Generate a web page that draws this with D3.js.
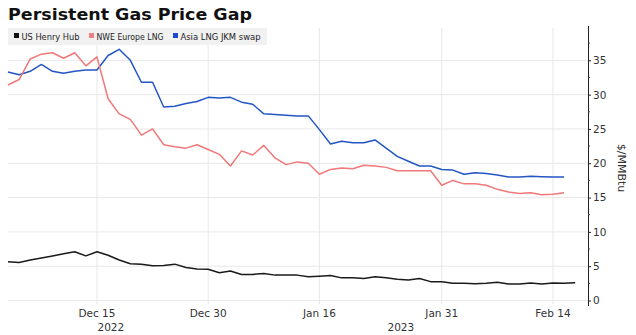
<!DOCTYPE html>
<html><head><meta charset="utf-8">
<script src="https://cdn.jsdelivr.net/npm/d3@7"></script>
<style>
body{margin:0;background:#fff;}
svg{display:block;}
</style></head>
<body>
<svg id="c" width="636" height="335"></svg>
<script>
// trading days shown on the chart (Dec 26 and Jan 2 omitted)
const dates = ["2022-12-05","2022-12-06","2022-12-07","2022-12-08","2022-12-09","2022-12-12","2022-12-13","2022-12-14","2022-12-15","2022-12-16","2022-12-19","2022-12-20","2022-12-21","2022-12-22","2022-12-23","2022-12-27","2022-12-28","2022-12-29","2022-12-30",
"2023-01-03","2023-01-04","2023-01-05","2023-01-06","2023-01-09","2023-01-10","2023-01-11","2023-01-12","2023-01-13","2023-01-16","2023-01-17","2023-01-18","2023-01-19","2023-01-20","2023-01-23","2023-01-24","2023-01-25","2023-01-26","2023-01-27","2023-01-30","2023-01-31",
"2023-02-01","2023-02-02","2023-02-03","2023-02-06","2023-02-07","2023-02-08","2023-02-09","2023-02-10","2023-02-13","2023-02-14","2023-02-15","2023-02-16"];
const henryHub = [5.65,5.55,5.9,6.2,6.5,6.8,7.1,6.5,7.1,6.6,5.9,5.35,5.3,5.05,5.1,5.3,4.8,4.6,4.55,4.05,4.3,3.8,3.8,3.95,3.7,3.7,3.7,3.45,3.55,3.65,3.3,3.3,3.2,3.45,3.3,3.1,3.0,3.2,2.75,2.75,2.5,2.5,2.45,2.5,2.65,2.4,2.4,2.55,2.4,2.55,2.5,2.6];
const nweEurope = [31.4,32.2,35.2,35.9,36.1,35.3,36.1,34.2,35.5,29.4,27.2,26.4,24.1,25.0,22.7,22.4,22.2,22.7,22.0,21.3,19.6,21.8,21.2,22.6,20.8,19.8,20.2,20.0,18.4,19.1,19.3,19.2,19.7,19.6,19.4,18.9,18.9,18.9,18.9,16.8,17.5,17.0,17.0,16.8,16.2,15.8,15.6,15.7,15.4,15.5,15.7,null];
const jkmSwap = [33.3,32.9,33.4,34.4,33.4,33.1,33.4,33.6,33.6,35.7,36.6,35.0,31.8,31.8,28.2,28.3,28.7,29.0,29.6,29.5,29.6,28.9,28.6,27.2,27.1,27.0,26.9,26.9,24.9,22.8,23.2,23.0,23.0,23.4,22.2,21.0,20.3,19.6,19.6,19.1,19.0,18.4,18.6,18.5,18.3,18.0,18.0,18.1,18.05,18.0,18.0,null];
const seriesNames = ["US Henry Hub","NWE Europe LNG","Asia LNG JKM swap"];
const seriesColors = ["#1a1a1a","#f07878","#2356c4"];
const legendColors = ["#111111","#f08080","#1f47d6"];
const xTickDates = ["2022-12-15","2022-12-30","2023-01-16","2023-01-31","2023-02-14"];
const xTickLabels = ["Dec 15","Dec 30","Jan 16","Jan 31","Feb 14"];
const yearLabels = ["2022","2023"];
const yTicks = [0,5,10,15,20,25,30,35];

const svg = d3.select("#c");
const L = 8, R = 588, T = 26, B = 306;
const x = d3.scaleLinear().domain([0, 52.15]).range([L, R]);
const y = d3.scaleLinear().domain([-0.8, 40]).range([B, T]);
const idx = d => dates.indexOf(d);

// horizontal grid
svg.append("g").selectAll("line").data(yTicks).join("line")
  .attr("x1", L).attr("x2", R).attr("y1", d=>y(d)).attr("y2", d=>y(d))
  .attr("stroke", "#e8e8e8").attr("stroke-width", 1);
// vertical grid
svg.append("g").selectAll("line").data(xTickDates).join("line")
  .attr("x1", d=>x(idx(d))).attr("x2", d=>x(idx(d))).attr("y1", 28).attr("y2", 304)
  .attr("stroke", "#e8e8e8").attr("stroke-width", 1);

// lines
const series = [henryHub, nweEurope, jkmSwap];
const line = d3.line().defined(d=>d[1]!=null).x(d=>x(d[0])).y(d=>y(d[1]));
[2,1,0].forEach(s=>{
  svg.append("path").datum(series[s].map((v,i)=>[i,v]))
    .attr("d", line).attr("fill","none").attr("stroke", seriesColors[s])
    .attr("stroke-width", 1.5).attr("stroke-linejoin","round");
});

// y axis (right)
const yAxis = d3.axisRight(y).tickValues(yTicks).tickSize(3).tickPadding(2);
const gy = svg.append("g").attr("transform", `translate(${R},0)`).call(yAxis);
gy.select(".domain").attr("d", `M0.5,${T}V${B}`).attr("stroke","#222");
gy.selectAll(".tick line").attr("stroke","#222");
gy.selectAll("text").attr("font-family","DejaVu Sans").attr("font-size","10.5px").attr("fill","#333");
// minor ticks
svg.append("g").selectAll("line").data(d3.range(2.5,40,5)).join("line")
  .attr("x1", R).attr("x2", R+2).attr("y1", d=>y(d)).attr("y2", d=>y(d)).attr("stroke","#444");

svg.append("text").attr("transform","translate(618,168) rotate(90)")
  .attr("text-anchor","middle").attr("font-family","DejaVu Sans").attr("font-size","11px")
  .attr("fill","#333").text("$/MMBtu");

// x axis labels
const gx = svg.append("g");
gx.selectAll("text").data(xTickDates).join("text")
  .attr("x", d=>x(idx(d))).attr("y", 317).attr("text-anchor","middle")
  .attr("font-family","DejaVu Sans").attr("font-size","10.5px").attr("fill","#333")
  .text((d,i)=>xTickLabels[i]);
// year labels centred on the span of each year
const split = (x(idx("2022-12-30")) + x(idx("2023-01-03")))/2;
const yearPos = [(L+split)/2, (split+R)/2];
gx.selectAll("text.yr").data(yearLabels).join("text").attr("class","yr")
  .attr("x", (d,i)=>yearPos[i]).attr("y", 331).attr("text-anchor","middle")
  .attr("font-family","DejaVu Sans").attr("font-size","10.5px").attr("fill","#333").text(d=>d);

// legend
const lg = svg.append("g");
lg.append("rect").attr("x",8).attr("y",28).attr("width",259).attr("height",17).attr("fill","#f0f0f0").attr("opacity",0.92);
const legX = [14, 89, 173];
const legW = [58, 67, 80];
seriesNames.forEach((n,i)=>{
  lg.append("rect").attr("x",legX[i]).attr("y",33).attr("width",5).attr("height",5).attr("fill",legendColors[i]);
  lg.append("text").attr("x",legX[i]+7.5).attr("y",40).attr("font-family","DejaVu Sans").attr("font-size","9px")
    .attr("textLength", legW[i]).attr("lengthAdjust","spacingAndGlyphs")
    .attr("fill","#222").text(n);
});

// title
svg.append("text").attr("x",8).attr("y",20).attr("font-family","DejaVu Sans").attr("font-weight","bold")
  .attr("font-size","16px").attr("textLength",244).attr("lengthAdjust","spacingAndGlyphs")
  .attr("fill","#111").text("Persistent Gas Price Gap");
</script>
</body></html>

EXERCISE DESCRIPTION:
Would you set down the listing exactly, omitting pictures?

RESPONSE TO THE TASK:
Generate a web page that draws this with D3.js.
<!DOCTYPE html>
<html><head><meta charset="utf-8">
<script src="https://cdn.jsdelivr.net/npm/d3@7"></script>
<style>
body{margin:0;background:#fff;}
svg{display:block;}
</style></head>
<body>
<svg id="c" width="636" height="335"></svg>
<script>
// trading days shown on the chart (Dec 26 and Jan 2 omitted)
const dates = ["2022-12-05","2022-12-06","2022-12-07","2022-12-08","2022-12-09","2022-12-12","2022-12-13","2022-12-14","2022-12-15","2022-12-16","2022-12-19","2022-12-20","2022-12-21","2022-12-22","2022-12-23","2022-12-27","2022-12-28","2022-12-29","2022-12-30",
"2023-01-03","2023-01-04","2023-01-05","2023-01-06","2023-01-09","2023-01-10","2023-01-11","2023-01-12","2023-01-13","2023-01-16","2023-01-17","2023-01-18","2023-01-19","2023-01-20","2023-01-23","2023-01-24","2023-01-25","2023-01-26","2023-01-27","2023-01-30","2023-01-31",
"2023-02-01","2023-02-02","2023-02-03","2023-02-06","2023-02-07","2023-02-08","2023-02-09","2023-02-10","2023-02-13","2023-02-14","2023-02-15","2023-02-16"];
const henryHub = [5.65,5.55,5.9,6.2,6.5,6.8,7.1,6.5,7.1,6.6,5.9,5.35,5.3,5.05,5.1,5.3,4.8,4.6,4.55,4.05,4.3,3.8,3.8,3.95,3.7,3.7,3.7,3.45,3.55,3.65,3.3,3.3,3.2,3.45,3.3,3.1,3.0,3.2,2.75,2.75,2.5,2.5,2.45,2.5,2.65,2.4,2.4,2.55,2.4,2.55,2.5,2.6];
const nweEurope = [31.4,32.2,35.2,35.9,36.1,35.3,36.1,34.2,35.5,29.4,27.2,26.4,24.1,25.0,22.7,22.4,22.2,22.7,22.0,21.3,19.6,21.8,21.2,22.6,20.8,19.8,20.2,20.0,18.4,19.1,19.3,19.2,19.7,19.6,19.4,18.9,18.9,18.9,18.9,16.8,17.5,17.0,17.0,16.8,16.2,15.8,15.6,15.7,15.4,15.5,15.7,null];
const jkmSwap = [33.3,32.9,33.4,34.4,33.4,33.1,33.4,33.6,33.6,35.7,36.6,35.0,31.8,31.8,28.2,28.3,28.7,29.0,29.6,29.5,29.6,28.9,28.6,27.2,27.1,27.0,26.9,26.9,24.9,22.8,23.2,23.0,23.0,23.4,22.2,21.0,20.3,19.6,19.6,19.1,19.0,18.4,18.6,18.5,18.3,18.0,18.0,18.1,18.05,18.0,18.0,null];
const seriesNames = ["US Henry Hub","NWE Europe LNG","Asia LNG JKM swap"];
const seriesColors = ["#1a1a1a","#f07878","#2356c4"];
const legendColors = ["#111111","#f08080","#1f47d6"];
const xTickDates = ["2022-12-15","2022-12-30","2023-01-16","2023-01-31","2023-02-14"];
const xTickLabels = ["Dec 15","Dec 30","Jan 16","Jan 31","Feb 14"];
const yearLabels = ["2022","2023"];
const yTicks = [0,5,10,15,20,25,30,35];

const svg = d3.select("#c");
const L = 8, R = 588, T = 26, B = 306;
const x = d3.scaleLinear().domain([0, 52.15]).range([L, R]);
const y = d3.scaleLinear().domain([-0.8, 40]).range([B, T]);
const idx = d => dates.indexOf(d);

// horizontal grid
svg.append("g").selectAll("line").data(yTicks).join("line")
  .attr("x1", L).attr("x2", R).attr("y1", d=>y(d)).attr("y2", d=>y(d))
  .attr("stroke", "#e8e8e8").attr("stroke-width", 1);
// vertical grid
svg.append("g").selectAll("line").data(xTickDates).join("line")
  .attr("x1", d=>x(idx(d))).attr("x2", d=>x(idx(d))).attr("y1", 28).attr("y2", 304)
  .attr("stroke", "#e8e8e8").attr("stroke-width", 1);

// lines
const series = [henryHub, nweEurope, jkmSwap];
const line = d3.line().defined(d=>d[1]!=null).x(d=>x(d[0])).y(d=>y(d[1]));
[2,1,0].forEach(s=>{
  svg.append("path").datum(series[s].map((v,i)=>[i,v]))
    .attr("d", line).attr("fill","none").attr("stroke", seriesColors[s])
    .attr("stroke-width", 1.5).attr("stroke-linejoin","round");
});

// y axis (right)
const yAxis = d3.axisRight(y).tickValues(yTicks).tickSize(3).tickPadding(2);
const gy = svg.append("g").attr("transform", `translate(${R},0)`).call(yAxis);
gy.select(".domain").attr("d", `M0.5,${T}V${B}`).attr("stroke","#222");
gy.selectAll(".tick line").attr("stroke","#222");
gy.selectAll("text").attr("font-family","DejaVu Sans").attr("font-size","10.5px").attr("fill","#333");
// minor ticks
svg.append("g").selectAll("line").data(d3.range(2.5,40,5)).join("line")
  .attr("x1", R).attr("x2", R+2).attr("y1", d=>y(d)).attr("y2", d=>y(d)).attr("stroke","#444");

svg.append("text").attr("transform","translate(618,168) rotate(90)")
  .attr("text-anchor","middle").attr("font-family","DejaVu Sans").attr("font-size","11px")
  .attr("fill","#333").text("$/MMBtu");

// x axis labels
const gx = svg.append("g");
gx.selectAll("text").data(xTickDates).join("text")
  .attr("x", d=>x(idx(d))).attr("y", 317).attr("text-anchor","middle")
  .attr("font-family","DejaVu Sans").attr("font-size","10.5px").attr("fill","#333")
  .text((d,i)=>xTickLabels[i]);
// year labels centred on the span of each year
const split = (x(idx("2022-12-30")) + x(idx("2023-01-03")))/2;
const yearPos = [(L+split)/2, (split+R)/2];
gx.selectAll("text.yr").data(yearLabels).join("text").attr("class","yr")
  .attr("x", (d,i)=>yearPos[i]).attr("y", 331).attr("text-anchor","middle")
  .attr("font-family","DejaVu Sans").attr("font-size","10.5px").attr("fill","#333").text(d=>d);

// legend
const lg = svg.append("g");
lg.append("rect").attr("x",8).attr("y",28).attr("width",259).attr("height",17).attr("fill","#f0f0f0").attr("opacity",0.92);
const legX = [14, 89, 173];
const legW = [58, 67, 80];
seriesNames.forEach((n,i)=>{
  lg.append("rect").attr("x",legX[i]).attr("y",33).attr("width",5).attr("height",5).attr("fill",legendColors[i]);
  lg.append("text").attr("x",legX[i]+7.5).attr("y",40).attr("font-family","DejaVu Sans").attr("font-size","9px")
    .attr("textLength", legW[i]).attr("lengthAdjust","spacingAndGlyphs")
    .attr("fill","#222").text(n);
});

// title
svg.append("text").attr("x",8).attr("y",20).attr("font-family","DejaVu Sans").attr("font-weight","bold")
  .attr("font-size","16px").attr("textLength",244).attr("lengthAdjust","spacingAndGlyphs")
  .attr("fill","#111").text("Persistent Gas Price Gap");
</script>
</body></html>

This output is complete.